It’s that time of year again, when we’re expected to worship the baby Jesus and thank God for sending him. I do usually go to a church carol service with friends and sing along for nostalgic reasons, while marvelling at folk’s willingness to believe the fairy story. Plus, there’s always a drink or two afterwards to look forward to.
What would Jesus have made of it? The stories of his miraculous birth have been tacked on to the beginning of two of the gospels but even in Matthew and Luke there is no indication that he was aware of them. Neither he nor his mother mention them when it looks like aspersions are being cast on his legitimacy (eg: Mark 6.3; John 8.41). You’d think one or other would have done so as sure-fire proof that he was an emissary from God. In fact, apart from the two conflicting accounts in Matthew and Luke there are no other mentions of his spectacular nativity in the Bible; Paul, writing closest to Jesus’ lifetime, doesn’t refer to it even when he’s arguing in 1 Corinthians 15.42-52 that Jesus came from Heaven.
How do we account for this? The obvious answer is that the nativity narratives are much later inventions. We know they were not included in Matthew and Luke’s shared source material because the two are significantly different (as I discuss here). However, by the time these gospels were being compiled, in the 80s and 90s, such stories had begun to circulate – then as now, people liked origin stories for their super-heroes – and two such tales were incorporated into their accounts. The birth stories are invention, heavy with symbolism and designed to show that Jesus was not illegitimate but spawned by God in a supposed fulfilment of prophecy.
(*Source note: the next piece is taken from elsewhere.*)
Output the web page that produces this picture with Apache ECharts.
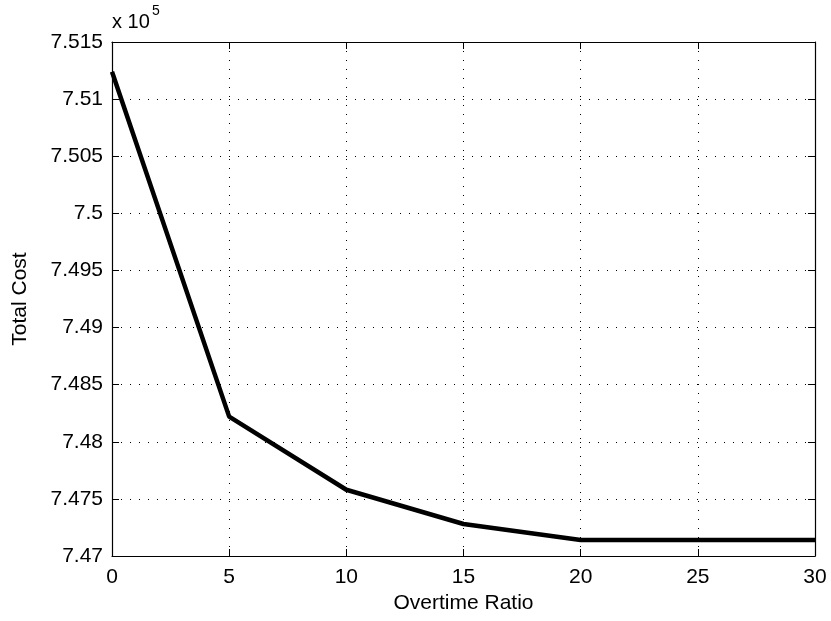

While the adult Jesus was a egotist who thought he was going to the end the system in which he lived (Matthew 24.34-35) and then rule the world with his mates (Matthew 19.28), he didn’t require that his followers worship him. It’s true that, like any other cult leader, he accepted others’ adulation when it was offered, especially when it was offered by women; one anoints him with expensive perfume in John 12.13, while another Mary – they were evidently short of female names back then – fawns over him in Luke 10.41-42. However, he doesn’t make it part of his mission to demand the worship of others. When early Christians started to think of Jesus as a supernatural-being worthy of adulation, they devised statements about how marvellous he was (Colossians 1.15-20 may be one such) but worshipping him through song does not appear to have been part of their agenda.
Modern Christians’ use of hymns and songs to tell Jesus how much they love him is, then, alien to the faith as it was originally practised, and to Jesus himself. The carols that’ll be sung this Christmas have no equivalent in Jesus’ life nor in that of his earliest followers. Even if he were hanging around in Heaven somewhere, which of course he isn’t, the last thing he’d want to be subjected to would be some badly sung Victorian carols telling him what a great guy he is. He was in no doubt about that when he was alive.